Featuring Magic City
Thurs April 26
I've lived in a lot of small towns. All of them were shitholes, or at least I thought they were at the time, but all of them had something in common: a desperately thriving, do-it-yourself punk subculture. And something I've come to learn in experiencing these dismal places is that kids in small towns often produce some of the most pure art, mostly for lack of anything better to do.
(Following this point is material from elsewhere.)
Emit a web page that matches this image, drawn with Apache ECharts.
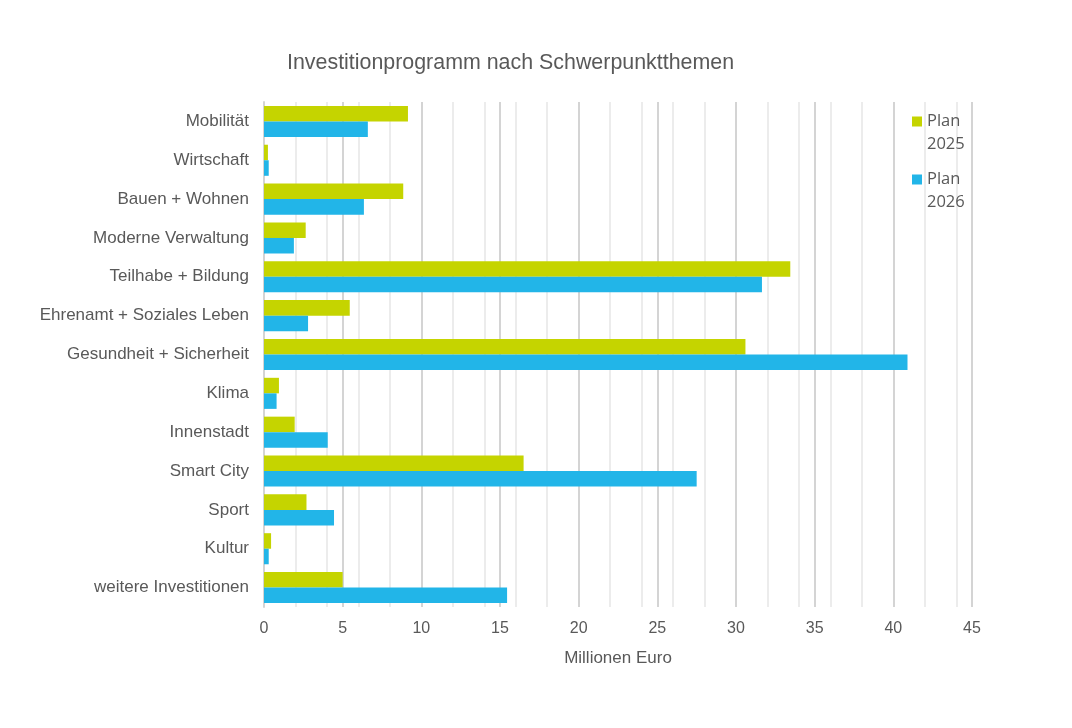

Similarly, the town of Moberly, Missouri in Magic City (directed by Punk Planet film columnist David Wilson) has a self-sustaining culture of young "freaks" (read: skaters with bleached hair) creating a positive environment in response to their surroundings. See, the kids of Moberly feel dicked over. They get arrested for skateboarding in town, and the only future they can see for themselves involves working in the surrounding factories. And they're living in "the underbelly of the Midwest" (or, as I fondly called it, "the armpit of the Bible Belt"), where there're lots of rednecks and fundamentalist Christians who want to squelch their joie de vivre.
Though it's only about 19 minutes long, Magic City encapsulates the feeling that Gummo director Harmony Korine is too trust-fund outsider to do. In the film, Wilson thinks that he lent some insight into the Moberly scene because of his outsider status--a filmmaker from the neighboring town of Columbia. But he handles this easily exploitable subject with the delicacy of an equal. And if you've ever been to Columbia, MO, you'll know that's exactly what he is--someone trying to create art as a weapon against the ennui that so diligently envelops the inhabitants of small towns. Wilson shows the kids of Moberly trying to save themselves by creating this tiny music scene, but at the same time, you get the feeling he's also trying to save himself by making the film.
In Moberly, there are no bookers, no proper venues, no Bike-In Theaters, no Reading Frenzys for people to collaborate and distribute. They have to generate their own backyard punk shows, lest the town's kids--at least, the ones who opted out of the shitkicker lifestyle--wither and die. I think everyone who appreciates, loves, and participates in Portland DIY should see the glorious 19 minutes of Wilson's film--if not to remind ourselves how good we have it, then to witness that communities similar to our own exist across the world. Even in shitholes like Moberly, Missouri.